If the transition from frothy camp to a serious work about the life of probably the most controversial British politician of the last century seems like a recipe for disaster, then guess what: you’re absolutely right. The Iron Lady is a woefully stupid film precisely because it lacks the irony that prevented Mamma Mia from being stupid, or the irony that purposefully made it a sublimely stupid tribute to binge-drinking depending on how you view it. If The Iron Lady seems to aspire to worthiness it is because the film is unabashedly the Meryl Streep show, and we know from experience that this is at its best one of the greatest shows on earth. It is so entirely the Meryl Streep show that key members of the Thatcher cabinet appear only in the form of actors sporting the appropriate hairpiece, and even her husband Denis doesn’t get much of a look in: in fact for most of the film he’s already dead. Lloyd knows that Streep’s performance is the only thing going for the film, and as such throws everything else to the lions. This is probably for the best, as Streep delivers a typically bravura piece of acting, attaining utterly convincing verisimilitude alongside genuine dramatic depth, intensity and subtlety. She last won an Oscar nearly thirty years ago, and in the intervening years it has gotten to the stage where if she isn’t nominated the world will probably crumble in on itself leaving a small black hole singing “Dancing Queen” with its last gasps. If she wins next month it will be a deserved victory for a great performance, but don’t for one second think that this will excuse a highly problematic film.

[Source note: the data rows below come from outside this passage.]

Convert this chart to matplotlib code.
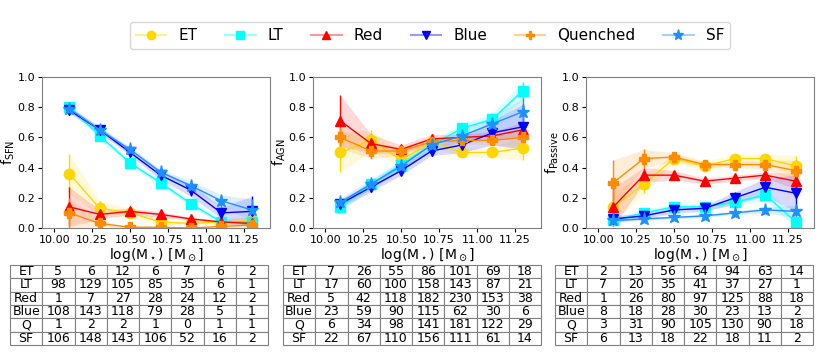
import matplotlib
matplotlib.use("Agg")
import matplotlib.pyplot as plt
from matplotlib.lines import Line2D

# mass bins
mass = [10.1, 10.3, 10.5, 10.7, 10.9, 11.1, 11.3]

names = ["ET", "LT", "Red", "Blue", "Quenched", "SF"]
row_labels = ["ET", "LT", "Red", "Blue", "Q", "SF"]
colors = ["#FFD700", "#00FFFF", "#FF0000", "#0000FF", "#FF8C00", "#1E90FF"]
markers = ["o", "s", "^", "v", "P", "*"]

# SFN fractions and errors
sfn_ET = [0.36, 0.13, 0.10, 0.04, 0.03, 0.04, 0.05]
sfn_LT = [0.80, 0.61, 0.43, 0.30, 0.16, 0.04, 0.04]
sfn_Red = [0.14, 0.09, 0.11, 0.09, 0.06, 0.04, 0.03]
sfn_Blue = [0.78, 0.65, 0.50, 0.35, 0.25, 0.10, 0.11]
sfn_Q = [0.10, 0.03, 0.005, 0.005, 0.0, 0.01, 0.02]
sfn_SF = [0.79, 0.65, 0.52, 0.37, 0.28, 0.18, 0.12]
sfn_err_ET = [0.13, 0.05, 0.03, 0.02, 0.01, 0.02, 0.03]
sfn_err_LT = [0.02, 0.02, 0.02, 0.02, 0.02, 0.02, 0.03]
sfn_err_Red = [0.13, 0.03, 0.02, 0.02, 0.01, 0.01, 0.02]
sfn_err_Blue = [0.02, 0.02, 0.02, 0.03, 0.04, 0.04, 0.10]
sfn_err_Q = [0.10, 0.02, 0.005, 0.005, 0.0, 0.01, 0.02]
sfn_err_SF = [0.02, 0.02, 0.02, 0.02, 0.03, 0.04, 0.07]

# AGN fractions and errors
agn_ET = [0.50, 0.58, 0.45, 0.57, 0.50, 0.50, 0.53]
agn_LT = [0.14, 0.29, 0.42, 0.55, 0.66, 0.72, 0.91]
agn_Red = [0.71, 0.56, 0.52, 0.59, 0.60, 0.61, 0.65]
agn_Blue = [0.16, 0.27, 0.38, 0.51, 0.55, 0.63, 0.67]
agn_Q = [0.60, 0.51, 0.51, 0.57, 0.58, 0.58, 0.60]
agn_SF = [0.17, 0.29, 0.41, 0.55, 0.61, 0.69, 0.77]
agn_err_ET = [0.13, 0.07, 0.04, 0.03, 0.03, 0.03, 0.08]
agn_err_LT = [0.03, 0.03, 0.03, 0.03, 0.03, 0.04, 0.06]
agn_err_Red = [0.17, 0.06, 0.03, 0.03, 0.02, 0.03, 0.05]
agn_err_Blue = [0.03, 0.03, 0.03, 0.03, 0.05, 0.08, 0.15]
agn_err_Q = [0.07, 0.05, 0.03, 0.03, 0.02, 0.03, 0.06]
agn_err_SF = [0.03, 0.03, 0.03, 0.03, 0.04, 0.05, 0.09]

# Passive fractions and errors
pas_ET = [0.14, 0.29, 0.46, 0.41, 0.46, 0.46, 0.41]
pas_LT = [0.05, 0.10, 0.14, 0.14, 0.17, 0.22, 0.04]
pas_Red = [0.14, 0.35, 0.35, 0.31, 0.33, 0.35, 0.31]
pas_Blue = [0.06, 0.08, 0.12, 0.13, 0.20, 0.27, 0.23]
pas_Q = [0.30, 0.46, 0.47, 0.42, 0.42, 0.42, 0.38]
pas_SF = [0.05, 0.06, 0.07, 0.08, 0.10, 0.12, 0.11]
pas_err_ET = [0.10, 0.06, 0.03, 0.03, 0.03, 0.03, 0.07]
pas_err_LT = [0.02, 0.02, 0.02, 0.02, 0.02, 0.04, 0.04]
pas_err_Red = [0.13, 0.05, 0.03, 0.02, 0.02, 0.02, 0.05]
pas_err_Blue = [0.02, 0.02, 0.02, 0.02, 0.04, 0.06, 0.12]
pas_err_Q = [0.15, 0.06, 0.03, 0.02, 0.02, 0.03, 0.07]
pas_err_SF = [0.01, 0.01, 0.01, 0.01, 0.01, 0.02, 0.04]

# number counts in each bin
n_sfn = [[5, 6, 12, 6, 7, 6, 2],
         [98, 129, 105, 85, 35, 6, 1],
         [1, 7, 27, 28, 24, 12, 2],
         [108, 143, 118, 79, 28, 5, 1],
         [1, 2, 2, 1, 0, 1, 1],
         [106, 148, 143, 106, 52, 16, 2]]
n_agn = [[7, 26, 55, 86, 101, 69, 18],
         [17, 60, 100, 158, 143, 87, 21],
         [5, 42, 118, 182, 230, 153, 38],
         [23, 59, 90, 115, 62, 30, 6],
         [6, 34, 98, 141, 181, 122, 29],
         [22, 67, 110, 156, 111, 61, 14]]
n_pas = [[2, 13, 56, 64, 94, 63, 14],
         [7, 20, 35, 41, 37, 27, 1],
         [1, 26, 80, 97, 125, 88, 18],
         [8, 18, 28, 30, 23, 13, 2],
         [3, 31, 90, 105, 130, 90, 18],
         [6, 13, 18, 22, 18, 11, 2]]

panels = [
    ("f$_{\\rm SFN}$", [sfn_ET, sfn_LT, sfn_Red, sfn_Blue, sfn_Q, sfn_SF],
     [sfn_err_ET, sfn_err_LT, sfn_err_Red, sfn_err_Blue, sfn_err_Q, sfn_err_SF], n_sfn),
    ("f$_{\\rm AGN}$", [agn_ET, agn_LT, agn_Red, agn_Blue, agn_Q, agn_SF],
     [agn_err_ET, agn_err_LT, agn_err_Red, agn_err_Blue, agn_err_Q, agn_err_SF], n_agn),
    ("f$_{\\rm Passive}$", [pas_ET, pas_LT, pas_Red, pas_Blue, pas_Q, pas_SF],
     [pas_err_ET, pas_err_LT, pas_err_Red, pas_err_Blue, pas_err_Q, pas_err_SF], n_pas),
]

fig = plt.figure(figsize=(8.3, 3.6), dpi=100)
W, H = 830.0, 360.0
ax_left = [42, 313, 586]
tab_left = [10, 283, 555]

for i, (ylab, fracs, errs, counts) in enumerate(panels):
    ax = fig.add_axes([ax_left[i] / W, 1 - 228 / H, 228 / W, 151 / H])
    for f, e, c, m in zip(fracs, errs, colors, markers):
        lo = [a - b for a, b in zip(f, e)]
        hi = [a + b for a, b in zip(f, e)]
        ax.fill_between(mass, lo, hi, color=c, alpha=0.15, lw=0)
        ms = 9.5 if m == "*" else 7.5
        ax.errorbar(mass, f, yerr=e, color=c, marker=m, ms=ms, lw=1, elinewidth=1)
    ax.set_xlim(9.92, 11.42)
    ax.set_ylim(0, 1)
    ax.set_xticks([10.0, 10.25, 10.5, 10.75, 11.0, 11.25])
    ax.set_xticklabels(["10.00", "10.25", "10.50", "10.75", "11.00", "11.25"])
    ax.set_yticks([0, 0.2, 0.4, 0.6, 0.8, 1.0])
    ax.tick_params(labelsize=8, length=3, pad=2)
    for s in ax.spines.values():
        s.set_color("#808080")
    ax.set_xlabel("log(M$_\\star$) [M$_\\odot$]", fontsize=10, labelpad=1)
    ax.set_ylabel(ylab, fontsize=10, labelpad=0)

    # table of counts under each panel
    tax = fig.add_axes([tab_left[i] / W, 1 - 345 / H, 258 / W, 80 / H])
    tax.axis("off")
    cells = [[lab] + [str(v) for v in row] for lab, row in zip(row_labels, counts)]
    tb = tax.table(cellText=cells, cellLoc="center", bbox=[0, 0, 1, 1])
    tb.auto_set_font_size(False)
    tb.set_fontsize(9)
    for cell in tb.get_celld().values():
        cell.set_edgecolor("#808080")
        cell.set_linewidth(0.8)

# legend: faded line with solid marker
handles = []
for c, m in zip(colors, markers):
    ln = Line2D([], [], color=c, lw=1.5, alpha=0.4)
    mk = Line2D([], [], color=c, marker=m, ms=(8 if m == "*" else 6), lw=0)
    handles.append((ln, mk))
fig.legend(handles, names, loc="center", bbox_to_anchor=(430 / W, 1 - 35.5 / H),
           ncol=6, fontsize=11, frameon=True, handlelength=2.0, columnspacing=1.8)

fig.savefig("out.png", dpi=100)
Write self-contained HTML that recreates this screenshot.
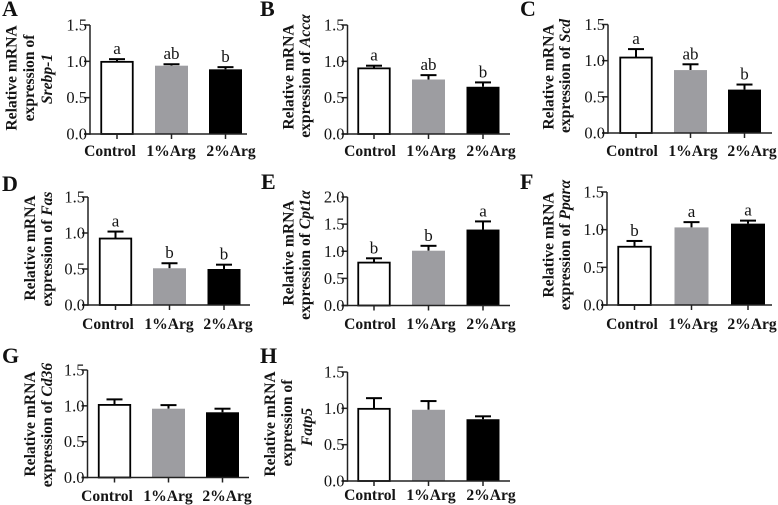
<!DOCTYPE html>
<html>
<head>
<meta charset="utf-8">
<style>
html,body{margin:0;padding:0;background:#fff;}
svg{display:block;filter:blur(0.35px);}
text{font-family:"Liberation Serif",serif;fill:#141414;}
.t{font-weight:bold;font-size:15.6px;text-anchor:middle;}
.l{font-weight:bold;font-size:22px;fill:#111;}
.g{font-style:italic;}
</style>
</head>
<body>
<svg id="fig" width="778" height="505" viewBox="0 0 778 505" xmlns="http://www.w3.org/2000/svg">
<g id="panel-a">
<text class="l" x="2" y="16">A</text>
<text class="t" transform="translate(16.7,78) rotate(-90)">Relative mRNA</text>
<text class="t" transform="translate(34,78) rotate(-90)">expression of</text>
<text class="t g" transform="translate(52,79) rotate(-90)">Srebp-1</text>
</g>
<g id="panel-b">
<text class="l" x="260" y="16">B</text>
<text class="t" transform="translate(293.7,77) rotate(-90)">Relative mRNA</text>
<text class="t" transform="translate(310,76) rotate(-90)">expression of <tspan class="g">Accα</tspan></text>
</g>
<g id="panel-c">
<text class="l" x="520" y="16">C</text>
<text class="t" transform="translate(553.7,77) rotate(-90)">Relative mRNA</text>
<text class="t" transform="translate(570,76) rotate(-90)">expression of <tspan class="g">Scd</tspan></text>
</g>
<g id="panel-d">
<text class="l" x="2" y="191">D</text>
<text class="t" transform="translate(35,248) rotate(-90)">Relative mRNA</text>
<text class="t" transform="translate(52,249) rotate(-90)">expression of <tspan class="g">Fas</tspan></text>
</g>
<g id="panel-e">
<text class="l" x="261" y="189">E</text>
<text class="t" transform="translate(293.7,253) rotate(-90)">Relative mRNA</text>
<text class="t" transform="translate(310,255) rotate(-90)">expression of <tspan class="g">Cpt1α</tspan></text>
</g>
<g id="panel-f">
<text class="l" x="520" y="189">F</text>
<text class="t" transform="translate(553.7,245) rotate(-90)">Relative mRNA</text>
<text class="t" transform="translate(570,245) rotate(-90)">expression of <tspan class="g">Pparα</tspan></text>
</g>
<g id="panel-g">
<text class="l" x="2" y="363">G</text>
<text class="t" transform="translate(35,424) rotate(-90)">Relative mRNA</text>
<text class="t" transform="translate(52,425) rotate(-90)">expression of <tspan class="g">Cd36</tspan></text>
</g>
<g id="panel-h">
<text class="l" x="260" y="363">H</text>
<text class="t" transform="translate(275,424) rotate(-90)">Relative mRNA</text>
<text class="t" transform="translate(292,423) rotate(-90)">expression of</text>
<text class="t g" transform="translate(312,427) rotate(-90)">Fatp5</text>
</g>
</svg>
<script>
// ---- chart data ----
const categories = ['Control', '1%Arg', '2%Arg'];
const ticksDefault = [0, 0.5, 1.0, 1.5];
const ticksCpt1a = [0, 0.5, 1.0, 1.5, 2.0];

const valuesA = [1.00, 0.94, 0.89];
const errorsA = [0.03, 0.02, 0.03];
const lettersA = ['a', 'ab', 'b'];

const valuesB = [0.91, 0.75, 0.65];
const errorsB = [0.03, 0.06, 0.06];
const lettersB = ['a', 'ab', 'b'];

const valuesC = [1.05, 0.87, 0.60];
const errorsC = [0.11, 0.08, 0.07];
const lettersC = ['a', 'ab', 'b'];

const valuesD = [0.93, 0.51, 0.50];
const errorsD = [0.09, 0.07, 0.06];
const lettersD = ['a', 'b', 'b'];

const valuesE = [0.80, 1.01, 1.40];
const errorsE = [0.07, 0.09, 0.15];
const lettersE = ['b', 'b', 'a'];

const valuesF = [0.78, 1.03, 1.08];
const errorsF = [0.07, 0.07, 0.04];
const lettersF = ['b', 'a', 'a'];

const valuesG = [1.02, 0.96, 0.91];
const errorsG = [0.07, 0.05, 0.05];
const lettersG = ['', '', ''];

const valuesH = [1.00, 0.98, 0.85];
const errorsH = [0.14, 0.12, 0.04];
const lettersH = ['', '', ''];

// ---- panel layout (pixels, not data) ----
const fillColors = ['#ffffff', '#9d9da1', '#000000'];
const NS = 'http://www.w3.org/2000/svg';

function mk(parent, tag, attrs, content) {
  const el = document.createElementNS(NS, tag);
  for (const k in attrs) el.setAttribute(k, attrs[k]);
  if (content !== undefined) el.textContent = content;
  parent.appendChild(el);
  return el;
}

function drawPanel(cfg) {
  const g = document.getElementById('panel-' + cfg.id);
  const y = v => cfg.base - (v / cfg.ticks[cfg.ticks.length - 1]) * (cfg.base - cfg.top);
  const barW = cfg.barW;

  cfg.values.forEach((v, i) => {
    const cx = cfg.centers[i];
    const err = v + cfg.errors[i];

    const stem = mk(g, 'line', {x1: cx, x2: cx, y1: y(v), y2: y(err), stroke: '#000', 'stroke-width': 2});
    
    

    const cap = mk(g, 'line', {x1: cx - 8, x2: cx + 8, y1: y(err), y2: y(err), stroke: '#000', 'stroke-width': 2});
    
    

    const outlined = i === 0;
    const bar = mk(g, 'rect', {
      x: cx - barW / 2 + (outlined ? 0.75 : 0),
      y: y(v) + (outlined ? 0.5 : 0),
      width: barW - (outlined ? 1.5 : 0),
      height: cfg.base - y(v) - (outlined ? 0.5 : 0),
      fill: fillColors[i],
      stroke: outlined ? '#000' : 'none',
      'stroke-width': outlined ? 1.8 : 0
    });
    
    

    if (cfg.letters[i]) {
      const letter = mk(g, 'text', {x: cx, y: y(err) - 5, 'text-anchor': 'middle', 'font-size': 17}, cfg.letters[i]);
      
      
    }

    const xt = mk(g, 'line', {x1: cx, x2: cx, y1: cfg.base, y2: cfg.base + 5, stroke: '#222', 'stroke-width': 1.5});
    
    

    const cat = mk(g, 'text', {x: cfg.labelX[i], y: cfg.labelY, 'text-anchor': 'middle', 'font-size': 15.6, 'font-weight': 'bold'}, categories[i]);
    
    
  });

  const yAxis = mk(g, 'line', {x1: cfg.axis, x2: cfg.axis, y1: cfg.top, y2: cfg.base + 0.75, stroke: '#222', 'stroke-width': 1.5});
  
  

  const xAxis = mk(g, 'line', {x1: cfg.axis - 6, x2: cfg.end, y1: cfg.base, y2: cfg.base, stroke: '#222', 'stroke-width': 1.5});
  
  

  cfg.ticks.forEach(t => {
    const yt = mk(g, 'line', {x1: cfg.axis - 6, x2: cfg.axis, y1: y(t), y2: y(t), stroke: '#222', 'stroke-width': 1.5});
    
    

    const lbl = mk(g, 'text', {x: cfg.axis - 3, y: y(t) + 5.5, 'text-anchor': 'end', 'font-size': 16.5}, t.toFixed(1));
    
    
  });
}

drawPanel({id: 'a', axis: 90, top: 25, base: 134, end: 247, barW: 33, centers: [117, 171.5, 225.5], labelX: [110, 171, 231], labelY: 156, ticks: ticksDefault, values: valuesA, errors: errorsA, letters: lettersA});
drawPanel({id: 'b', axis: 347.5, top: 25, base: 134, end: 510, barW: 33, centers: [374, 428.5, 483], labelX: [370, 431, 491], labelY: 156, ticks: ticksDefault, values: valuesB, errors: errorsB, letters: lettersB});
drawPanel({id: 'c', axis: 608, top: 24.5, base: 133, end: 772, barW: 33, centers: [636, 690.5, 744.5], labelX: [632, 693, 752], labelY: 156, ticks: ticksDefault, values: valuesC, errors: errorsC, letters: lettersC});
drawPanel({id: 'd', axis: 88, top: 197, base: 305, end: 250, barW: 33, centers: [115.5, 169.5, 224], labelX: [108, 169, 228], labelY: 329, ticks: ticksDefault, values: valuesD, errors: errorsD, letters: lettersD});
drawPanel({id: 'e', axis: 347.5, top: 197, base: 305.5, end: 510, barW: 33, centers: [374, 428.5, 483], labelX: [370, 431, 491], labelY: 329, ticks: ticksCpt1a, values: valuesE, errors: errorsE, letters: lettersE});
drawPanel({id: 'f', axis: 607, top: 192, base: 305, end: 772, barW: 34, centers: [634.5, 691.5, 748], labelX: [632, 693, 752], labelY: 329, ticks: ticksDefault, values: valuesF, errors: errorsF, letters: lettersF});
drawPanel({id: 'g', axis: 87.5, top: 370, base: 477.5, end: 249, barW: 33, centers: [114.5, 168.5, 222.5], labelX: [107, 168, 227], labelY: 501, ticks: ticksDefault, values: valuesG, errors: errorsG, letters: lettersG});
drawPanel({id: 'h', axis: 347.5, top: 372, base: 481, end: 510, barW: 33, centers: [374, 428.5, 483], labelX: [370, 431, 491], labelY: 500, ticks: ticksDefault, values: valuesH, errors: errorsH, letters: lettersH});
</script>
</body>
</html>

There seems to be an inherent Feminist agenda to this film: it’s directed by a woman, written by a woman, starring a fiercely intelligent and cultured actress, and it’s about a woman who was the most powerful person in the country during the 1980s. Scenes of Thatcher bullying her all-male cabinet are played with gusto and not a little amount of admiration for her vicious admonishments. The flashback of her ousting by the same weak men is met by the decrepit present-day dementia sufferer with an angry tirade against the male sex, and a curiously jarring fear that she neglected her traditional maternal responsibilities: her relationship with daughter Carol is uneasy, and her husband’s ghost departs with the words “You’ll be fine on your own, you always were.” The heavy use of flashbacks conjures sympathy for the universal sense of degeneration that comes with old age, as they stem from a vision of a senile old lady who comes across not unlike Lear on the heath. Madness derives from helplessness when once the individual was all-powerful.
The filmmakers clearly used the political happenings of the Thatcher era to relate a personal tale of feminine struggle and the hardships of losing one’s power, both political and personal. Yet the film is foolish not to recognise the irony of portraying a woman proud of her working-class origins, which further set her apart from her peers, who as a leader crippled working class industries. Nor does it see the irony of creating a reverential silence around her pivotal Francis of Assisi line “Where there is discord, we will bring harmony,” when however you feel about her politics surely the one thing she failed to do was achieve this very harmony from discord. The result is a film that is worthy of no more serious analysis than that afforded to Mamma Mia.